## PROMPT
Write out each line of the listing as it stands, without the images.

--- start of GIVEN MATERIAL ---

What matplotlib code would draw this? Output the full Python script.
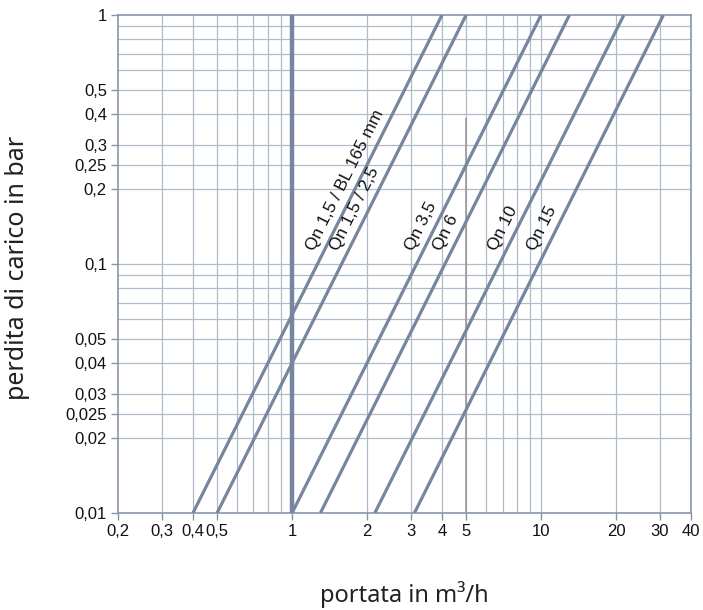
import math
import matplotlib
matplotlib.use('Agg')
import matplotlib.pyplot as plt
from matplotlib.ticker import FixedLocator, NullFormatter, NullLocator

# flow (m3/h) at 0.01 bar and at 1 bar for each meter
q_low = [0.4, 0.5, 1.0, 1.3, 2.15, 3.1]
q_high = [4.0, 5.0, 10.0, 13.0, 21.5, 31.0]
labels = ['Qn 1,5 / BL 165 mm', 'Qn 1,5 / 2,5', 'Qn 3,5', 'Qn 6', 'Qn 10', 'Qn 15']
dp_ends = [0.01, 1.0]
label_dp = 0.108

x_ticks = [0.2, 0.3, 0.4, 0.5, 1, 2, 3, 4, 5, 10, 20, 30, 40]
x_ticklabels = ['0,2', '0,3', '0,4', '0,5', '1', '2', '3', '4', '5', '10', '20', '30', '40']
x_grid = [0.3, 0.4, 0.5, 0.6, 0.7, 0.8, 0.9, 2, 3, 4, 5, 6, 7, 8, 9, 10, 20, 30]
y_ticks = [0.01, 0.02, 0.025, 0.03, 0.04, 0.05, 0.1, 0.2, 0.25, 0.3, 0.4, 0.5, 1]
y_ticklabels = ['0,01', '0,02', '0,025', '0,03', '0,04', '0,05', '0,1', '0,2', '0,25',
                '0,3', '0,4', '0,5', '1']
y_grid = [0.02, 0.025, 0.03, 0.04, 0.05, 0.06, 0.07, 0.08, 0.09, 0.1,
          0.2, 0.25, 0.3, 0.4, 0.5, 0.6, 0.7, 0.8, 0.9]

line_col = '#76869e'
grid_col = '#afbacb'
frame_col = '#8795ab'

fig = plt.figure(figsize=(7.03, 6.1), dpi=100)
ax = fig.add_axes([118 / 703, 97 / 610, 573 / 703, 498 / 610])
ax.set_xscale('log')
ax.set_yscale('log')
ax.set_xlim(0.2, 40)
ax.set_ylim(0.01, 1)

for g in x_grid:
    ax.axvline(g, color=grid_col, lw=0.9, zorder=1)
for g in y_grid:
    ax.axhline(g, color=grid_col, lw=0.9, zorder=1)

# darker marks
ax.axvline(1, color=line_col, lw=3.2, zorder=3)
ax.vlines(5, 0.01, 0.385, color='#9a9a9a', lw=1.2, zorder=2)

for lo, hi in zip(q_low, q_high):
    ax.plot([lo, hi], dp_ends, color=line_col, lw=2.3, solid_capstyle='butt', zorder=4)

ax.xaxis.set_major_locator(FixedLocator(x_ticks))
ax.xaxis.set_minor_locator(NullLocator())
ax.xaxis.set_minor_formatter(NullFormatter())
ax.set_xticklabels(x_ticklabels)
ax.yaxis.set_major_locator(FixedLocator(y_ticks))
ax.yaxis.set_minor_locator(NullLocator())
ax.yaxis.set_minor_formatter(NullFormatter())
ax.set_yticklabels(y_ticklabels)

ax.tick_params(axis='both', length=5, width=1, color=frame_col, labelsize=12,
               labelcolor='#111111', pad=3)
for lab in ax.get_xticklabels() + ax.get_yticklabels():
    lab.set_family('Liberation Sans')
for s in ax.spines.values():
    s.set_color(frame_col)
    s.set_linewidth(1.2)

# labels along the lines
for lo, hi, txt in zip(q_low, q_high, labels):
    p1 = ax.transData.transform((lo, dp_ends[0]))
    p2 = ax.transData.transform((hi, dp_ends[1]))
    ang = math.degrees(math.atan2(p2[1] - p1[1], p2[0] - p1[0]))
    q = lo * math.sqrt(label_dp / dp_ends[0])
    d = 4
    ox = -math.sin(math.radians(ang)) * d
    oy = math.cos(math.radians(ang)) * d
    ax.annotate(txt, xy=(q, label_dp), xytext=(ox, oy), textcoords='offset points',
                rotation=ang, rotation_mode='anchor', ha='left', va='bottom',
                fontsize=12.5, family='Liberation Sans', color='#111111', zorder=5)

fig.text(18 / 703, 1 - 268 / 610, 'perdita di carico in bar', rotation=90,
         ha='center', va='center', fontsize=18, family='Noto Sans', color='#222222')
fig.text(404 / 703, 1 - 595 / 610, 'portata in m³/h', ha='center', va='center',
         fontsize=17, family='Noto Sans', color='#222222')

fig.savefig('out.png', dpi=100)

--- end of GIVEN MATERIAL ---

## OUTPUT
What matplotlib code would draw this? Output the full Python script.
import math
import matplotlib
matplotlib.use('Agg')
import matplotlib.pyplot as plt
from matplotlib.ticker import FixedLocator, NullFormatter, NullLocator

# flow (m3/h) at 0.01 bar and at 1 bar for each meter
q_low = [0.4, 0.5, 1.0, 1.3, 2.15, 3.1]
q_high = [4.0, 5.0, 10.0, 13.0, 21.5, 31.0]
labels = ['Qn 1,5 / BL 165 mm', 'Qn 1,5 / 2,5', 'Qn 3,5', 'Qn 6', 'Qn 10', 'Qn 15']
dp_ends = [0.01, 1.0]
label_dp = 0.108

x_ticks = [0.2, 0.3, 0.4, 0.5, 1, 2, 3, 4, 5, 10, 20, 30, 40]
x_ticklabels = ['0,2', '0,3', '0,4', '0,5', '1', '2', '3', '4', '5', '10', '20', '30', '40']
x_grid = [0.3, 0.4, 0.5, 0.6, 0.7, 0.8, 0.9, 2, 3, 4, 5, 6, 7, 8, 9, 10, 20, 30]
y_ticks = [0.01, 0.02, 0.025, 0.03, 0.04, 0.05, 0.1, 0.2, 0.25, 0.3, 0.4, 0.5, 1]
y_ticklabels = ['0,01', '0,02', '0,025', '0,03', '0,04', '0,05', '0,1', '0,2', '0,25',
                '0,3', '0,4', '0,5', '1']
y_grid = [0.02, 0.025, 0.03, 0.04, 0.05, 0.06, 0.07, 0.08, 0.09, 0.1,
          0.2, 0.25, 0.3, 0.4, 0.5, 0.6, 0.7, 0.8, 0.9]

line_col = '#76869e'
grid_col = '#afbacb'
frame_col = '#8795ab'

fig = plt.figure(figsize=(7.03, 6.1), dpi=100)
ax = fig.add_axes([118 / 703, 97 / 610, 573 / 703, 498 / 610])
ax.set_xscale('log')
ax.set_yscale('log')
ax.set_xlim(0.2, 40)
ax.set_ylim(0.01, 1)

for g in x_grid:
    ax.axvline(g, color=grid_col, lw=0.9, zorder=1)
for g in y_grid:
    ax.axhline(g, color=grid_col, lw=0.9, zorder=1)

# darker marks
ax.axvline(1, color=line_col, lw=3.2, zorder=3)
ax.vlines(5, 0.01, 0.385, color='#9a9a9a', lw=1.2, zorder=2)

for lo, hi in zip(q_low, q_high):
    ax.plot([lo, hi], dp_ends, color=line_col, lw=2.3, solid_capstyle='butt', zorder=4)

ax.xaxis.set_major_locator(FixedLocator(x_ticks))
ax.xaxis.set_minor_locator(NullLocator())
ax.xaxis.set_minor_formatter(NullFormatter())
ax.set_xticklabels(x_ticklabels)
ax.yaxis.set_major_locator(FixedLocator(y_ticks))
ax.yaxis.set_minor_locator(NullLocator())
ax.yaxis.set_minor_formatter(NullFormatter())
ax.set_yticklabels(y_ticklabels)

ax.tick_params(axis='both', length=5, width=1, color=frame_col, labelsize=12,
               labelcolor='#111111', pad=3)
for lab in ax.get_xticklabels() + ax.get_yticklabels():
    lab.set_family('Liberation Sans')
for s in ax.spines.values():
    s.set_color(frame_col)
    s.set_linewidth(1.2)

# labels along the lines
for lo, hi, txt in zip(q_low, q_high, labels):
    p1 = ax.transData.transform((lo, dp_ends[0]))
    p2 = ax.transData.transform((hi, dp_ends[1]))
    ang = math.degrees(math.atan2(p2[1] - p1[1], p2[0] - p1[0]))
    q = lo * math.sqrt(label_dp / dp_ends[0])
    d = 4
    ox = -math.sin(math.radians(ang)) * d
    oy = math.cos(math.radians(ang)) * d
    ax.annotate(txt, xy=(q, label_dp), xytext=(ox, oy), textcoords='offset points',
                rotation=ang, rotation_mode='anchor', ha='left', va='bottom',
                fontsize=12.5, family='Liberation Sans', color='#111111', zorder=5)

fig.text(18 / 703, 1 - 268 / 610, 'perdita di carico in bar', rotation=90,
         ha='center', va='center', fontsize=18, family='Noto Sans', color='#222222')
fig.text(404 / 703, 1 - 595 / 610, 'portata in m³/h', ha='center', va='center',
         fontsize=17, family='Noto Sans', color='#222222')

fig.savefig('out.png', dpi=100)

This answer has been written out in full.